§ **Goal of the exercise**:
Repeat everything from the first line of the listing below through the line that contains "const evaluationArea = [21850, 23045];", exactly. Leave out pictures.

§ **Supplied data**:
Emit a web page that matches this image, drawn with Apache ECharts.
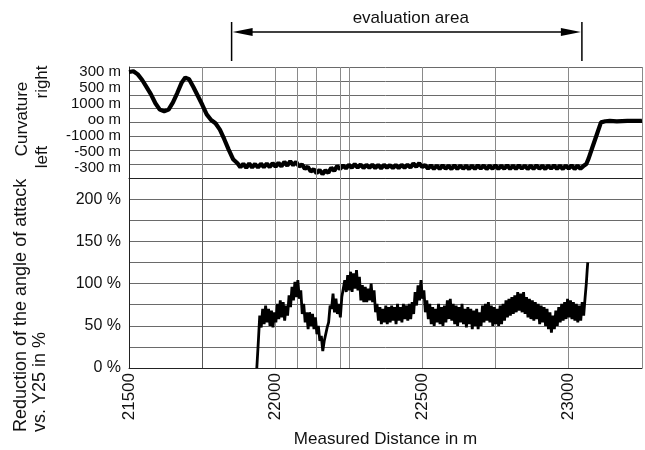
<!DOCTYPE html>
<html><head><meta charset="utf-8">
<script src="https://cdn.jsdelivr.net/npm/echarts@6/dist/echarts.min.js"></script>
<style>html,body{margin:0;padding:0;background:#fff}#c{width:645px;height:450px}</style>
</head><body><div id="c"></div>
<script>
// curvature radius labels, index -3 .. 3 (left .. right)
const curvatureLabels = ['-300 m', '-500 m', '-1000 m', 'oo m', '1000 m', '500 m', '300 m'];
const distanceTicks = [21500, 22000, 22500, 23000];
const percentTicks = [0, 50, 100, 150, 200];
const extraGridLines = [22075, 22140, 22220];
const darkGridLine = 21750;
const evaluationArea = [21850, 23045];

// [distance m, curvature index]
const curvature = [
 [21500,3.0],[21515,3.05],[21530,2.85],[21545,2.5],[21560,2.05],[21575,1.6],[21590,1.05],[21605,0.65],
 [21620,0.55],[21635,0.65],[21650,1.1],[21665,1.7],[21680,2.35],[21692,2.65],[21705,2.55],[21720,2.05],
 [21735,1.5],[21750,0.95],[21765,0.35],[21780,0.0],[21795,-0.2],[21810,-0.6],[21825,-1.2],[21840,-1.85],
 [21855,-2.45],
 [21870,-2.70],[21880,-2.95],[21890,-2.74],[21900,-2.98],[21910,-2.72],[21920,-2.96],[21930,-2.75],
 [21940,-2.97],[21950,-2.73],[21960,-2.95],[21970,-2.72],[21980,-2.94],[21990,-2.70],[22000,-2.92],
 [22010,-2.68],[22020,-2.90],[22030,-2.62],[22040,-2.85],[22050,-2.58],[22060,-2.82],[22070,-2.62],
 [22080,-2.90],[22090,-2.78],[22100,-3.05],[22110,-2.92],[22120,-3.22],[22130,-3.08],[22140,-3.32],
 [22150,-3.12],[22160,-3.38],[22170,-3.15],[22180,-3.30],[22190,-2.98],[22200,-3.18],[22210,-2.88],
 [22220,-3.06],[22230,-2.84],[22240,-3.02],[22250,-2.80],[22260,-2.98],[22270,-2.76],[22280,-2.97],
 [22290,-2.78],[22300,-3.00],[22310,-2.80],[22320,-2.99],[22330,-2.79],[22340,-3.00],[22350,-2.81],
 [22360,-3.02],[22370,-2.80],[22380,-2.98],[22390,-2.82],[22400,-3.01],[22410,-2.81],[22420,-3.00],
 [22430,-2.80],[22440,-2.98],[22450,-2.79],[22460,-2.97],[22470,-2.72],[22480,-2.92],[22490,-2.70],
 [22500,-2.94],[22510,-2.82],[22520,-3.04],[22530,-2.84],[22540,-3.05],[22550,-2.85],[22560,-3.06],
 [22570,-2.84],[22580,-3.04],[22590,-2.86],[22600,-3.06],[22610,-2.84],[22620,-3.05],[22630,-2.85],
 [22640,-3.04],[22650,-2.86],[22660,-3.06],[22670,-2.85],[22680,-3.05],[22690,-2.84],[22700,-3.03],
 [22710,-2.85],[22720,-3.06],[22730,-2.86],[22740,-3.04],[22750,-2.84],[22760,-3.05],[22770,-2.86],
 [22780,-3.04],[22790,-2.83],[22800,-3.05],[22810,-2.85],[22820,-3.06],[22830,-2.84],[22840,-3.04],
 [22850,-2.85],[22860,-3.06],[22870,-2.86],[22880,-3.05],[22890,-2.84],[22900,-3.04],[22910,-2.86],
 [22920,-3.06],[22930,-2.85],[22940,-3.04],[22950,-2.84],[22960,-3.05],[22970,-2.86],[22980,-3.06],
 [22990,-2.85],[23000,-3.04],[23010,-2.84],[23020,-3.06],[23030,-2.86],[23040,-3.04],[23050,-2.88],
 [23060,-2.75],[23068,-2.4],[23080,-1.75],[23095,-0.95],[23110,-0.15],[23125,-0.08],[23140,-0.06],
 [23164,-0.08],[23200,-0.05],[23242,-0.06],[23250,-0.05]
];

// [distance m, reduction %]
const reduction = [
 [21936,0],[21941,30],[21946,62],[21951,48],[21956,70],[21961,52],[21966,74],[21971,54],[21976,70],
 [21981,50],[21986,68],[21991,48],[21996,66],[22001,54],[22006,76],[22011,58],[22016,80],[22021,60],
 [22026,78],[22031,56],[22036,74],[22041,62],[22046,86],[22051,72],[22056,96],[22061,80],[22066,102],
 [22071,84],[22076,104],[22081,82],[22086,92],[22091,64],[22096,76],[22101,54],[22106,66],[22111,46],
 [22116,66],[22121,50],[22126,64],[22131,46],[22136,60],[22141,40],[22146,50],[22151,32],[22156,38],
 [22161,20],[22166,32],[22171,30],[22176,48],[22181,54],[22186,74],[22191,70],[22196,88],[22201,66],
 [22206,82],[22211,64],[22216,76],[22221,60],[22226,84],[22231,82],[22236,104],[22241,90],[22246,110],
 [22251,92],[22256,114],[22261,90],[22266,112],[22271,94],[22276,116],[22281,92],[22286,108],[22291,80],
 [22296,98],[22301,78],[22306,96],[22311,78],[22316,94],[22321,80],[22326,100],[22331,78],[22336,92],
 [22341,66],[22346,76],[22351,56],[22356,72],[22361,52],[22366,70],[22371,54],[22376,74],[22381,52],
 [22386,72],[22391,54],[22396,74],[22401,56],[22406,72],[22411,52],[22416,76],[22421,56],[22426,72],
 [22431,54],[22436,76],[22441,58],[22446,74],[22451,56],[22456,76],[22461,58],[22466,78],[22471,64],
 [22476,90],[22481,74],[22486,98],[22491,80],[22496,104],[22501,82],[22506,92],[22511,66],[22516,80],
 [22521,58],[22526,76],[22531,52],[22536,72],[22541,50],[22546,70],[22551,54],[22556,76],[22561,52],
 [22566,72],[22571,50],[22576,74],[22581,54],[22586,80],[22591,58],[22596,82],[22601,56],[22606,76],
 [22611,52],[22616,74],[22621,50],[22626,72],[22631,54],[22636,76],[22641,52],[22646,70],[22651,48],
 [22656,72],[22661,52],[22666,70],[22671,46],[22676,68],[22681,50],[22686,70],[22691,46],[22696,66],
 [22701,50],[22706,74],[22711,54],[22716,76],[22721,56],[22726,78],[22731,54],[22736,74],[22741,50],
 [22746,72],[22751,52],[22756,70],[22761,50],[22766,74],[22771,52],[22776,76],[22781,56],[22786,80],
 [22791,60],[22796,82],[22801,62],[22806,84],[22811,64],[22816,86],[22821,66],[22826,90],[22831,68],
 [22836,88],[22841,66],[22846,90],[22851,64],[22856,84],[22861,60],[22866,82],[22871,58],[22876,80],
 [22881,56],[22886,78],[22891,58],[22896,76],[22901,52],[22906,74],[22911,54],[22916,72],[22921,50],
 [22926,70],[22931,46],[22936,66],[22941,42],[22946,62],[22951,46],[22956,68],[22961,50],[22966,72],
 [22971,54],[22976,76],[22981,56],[22986,78],[22991,58],[22996,82],[23001,60],[23006,80],[23011,58],
 [23016,78],[23021,56],[23026,76],[23031,54],[23036,74],[23041,56],[23046,78],[23051,62],[23056,84],
 [23060,100],[23063,116],[23065,125]
];

const FONT = '"Liberation Sans", Arial, Helvetica, sans-serif';
const chart = echarts.init(document.getElementById('c'));
const vLine = '#8a8a8a', hLine = '#6a6a6a', axisCol = '#222';
const xCommon = {type: 'value', min: 21500, max: 23250, interval: 250};
const upperMarks = {
  silent: true, symbol: 'none', animation: false, label: {show: false},
  lineStyle: {color: vLine, width: 1, type: 'solid'},
  data: extraGridLines.map(d => ({xAxis: d}))
};
const lowerMarks = {
  silent: true, symbol: 'none', animation: false, label: {show: false},
  lineStyle: {color: vLine, width: 1, type: 'solid'},
  data: extraGridLines.map(d => ({xAxis: d})).concat([{xAxis: darkGridLine, lineStyle: {color: '#555', width: 1}}])
};
chart.setOption({
  animation: false,
  textStyle: {fontFamily: FONT},
  grid: [
    {left: 129, right: 3, top: 67, height: 111},
    {left: 129, right: 3, top: 72, height: 96},
    {left: 129, right: 3, top: 178, height: 190}
  ],
  xAxis: [
    Object.assign({}, xCommon, {gridIndex: 0, axisLabel: {show: false}, axisTick: {show: false},
      axisLine: {show: true, lineStyle: {color: axisCol, width: 1}},
      splitLine: {show: true, lineStyle: {color: vLine, width: 1}}}),
    Object.assign({}, xCommon, {gridIndex: 1, show: false}),
    Object.assign({}, xCommon, {gridIndex: 2,
      axisTick: {show: false},
      axisLine: {show: true, lineStyle: {color: axisCol, width: 1}},
      splitLine: {show: true, lineStyle: {color: vLine, width: 1}},
      axisLabel: {rotate: 90, margin: 5, fontSize: 17, color: '#111', fontFamily: FONT,
        formatter: v => distanceTicks.indexOf(v) >= 0 ? String(v) : ''},
      name: 'Measured Distance in m', nameLocation: 'middle', nameGap: 63,
      nameTextStyle: {fontSize: 17, color: '#111', fontFamily: FONT}})
  ],
  yAxis: [
    {type: 'value', gridIndex: 0, min: 0, max: 8, interval: 1,
      axisLabel: {show: false}, axisTick: {show: false},
      axisLine: {show: true, lineStyle: {color: axisCol, width: 1}},
      splitLine: {show: true, lineStyle: {color: hLine, width: 1}}},
    {type: 'value', gridIndex: 1, min: -3, max: 3, interval: 1,
      axisLine: {show: false}, axisTick: {show: false}, splitLine: {show: false},
      axisLabel: {margin: 8, fontSize: 15, color: '#111', fontFamily: FONT,
        formatter: v => curvatureLabels[Math.round(v) + 3] || ''}},
    {type: 'value', gridIndex: 2, min: 0, max: 225, interval: 25,
      axisTick: {show: false},
      axisLine: {show: true, lineStyle: {color: axisCol, width: 1}},
      splitLine: {show: true, lineStyle: {color: hLine, width: 1}},
      axisLabel: {margin: 8, fontSize: 16, color: '#111', fontFamily: FONT,
        formatter: v => percentTicks.indexOf(v) >= 0 ? v + ' %' : ''}}
  ],
  series: [
    {type: 'line', xAxisIndex: 0, yAxisIndex: 0, data: [], markLine: upperMarks, silent: true},
    {type: 'line', xAxisIndex: 1, yAxisIndex: 1, data: curvature, showSymbol: false, clip: false,
      lineStyle: {color: '#000', width: 4.2}, silent: true},
    {type: 'line', xAxisIndex: 2, yAxisIndex: 2, data: reduction, showSymbol: false,
      lineStyle: {color: '#000', width: 2.8}, markLine: lowerMarks, silent: true, z: 5}
  ]
});

const px1 = chart.convertToPixel({xAxisIndex: 0}, evaluationArea[0]);
const px2 = chart.convertToPixel({xAxisIndex: 0}, evaluationArea[1]);
const rot = (t, x, y, align, size) => ({type: 'text', x: x, y: y, rotation: Math.PI / 2, silent: true,
  style: {text: t, fontSize: size, fontFamily: FONT, fill: '#111', lineHeight: 19,
    align: align, textAlign: align, verticalAlign: 'top', textVerticalAlign: 'top'}});
chart.setOption({
  graphic: [
    {type: 'line', silent: true, shape: {x1: px1, y1: 22, x2: px1, y2: 61}, style: {stroke: '#000', lineWidth: 1.5}},
    {type: 'line', silent: true, shape: {x1: px2, y1: 22, x2: px2, y2: 61}, style: {stroke: '#000', lineWidth: 1.5}},
    {type: 'line', silent: true, shape: {x1: px1 + 12, y1: 32, x2: px2 - 12, y2: 32}, style: {stroke: '#000', lineWidth: 1.5}},
    {type: 'polygon', silent: true, shape: {points: [[px1 + 1, 32], [px1 + 21, 28], [px1 + 21, 36]]}, style: {fill: '#000'}},
    {type: 'polygon', silent: true, shape: {points: [[px2 - 1, 32], [px2 - 21, 28], [px2 - 21, 36]]}, style: {fill: '#000'}},
    {type: 'text', x: (px1 + px2) / 2 + 4, y: 18, silent: true,
      style: {text: 'evaluation area', fontSize: 17, fontFamily: FONT, fill: '#111',
        align: 'center', textAlign: 'center', verticalAlign: 'middle', textVerticalAlign: 'middle'}},
    rot('Reduction of the angle of attack\nvs. Y25 in %', 12, 432, 'left', 18),
    rot('Curvature', 13, 119, 'center', 17),
    rot('right', 33, 82, 'center', 17),
    rot('left', 33, 157, 'center', 17)
  ]
});
</script>
</body></html>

§ **Reply**:
Emit a web page that matches this image, drawn with Apache ECharts.
<!DOCTYPE html>
<html><head><meta charset="utf-8">
<script src="https://cdn.jsdelivr.net/npm/echarts@6/dist/echarts.min.js"></script>
<style>html,body{margin:0;padding:0;background:#fff}#c{width:645px;height:450px}</style>
</head><body><div id="c"></div>
<script>
// curvature radius labels, index -3 .. 3 (left .. right)
const curvatureLabels = ['-300 m', '-500 m', '-1000 m', 'oo m', '1000 m', '500 m', '300 m'];
const distanceTicks = [21500, 22000, 22500, 23000];
const percentTicks = [0, 50, 100, 150, 200];
const extraGridLines = [22075, 22140, 22220];
const darkGridLine = 21750;
const evaluationArea = [21850, 23045];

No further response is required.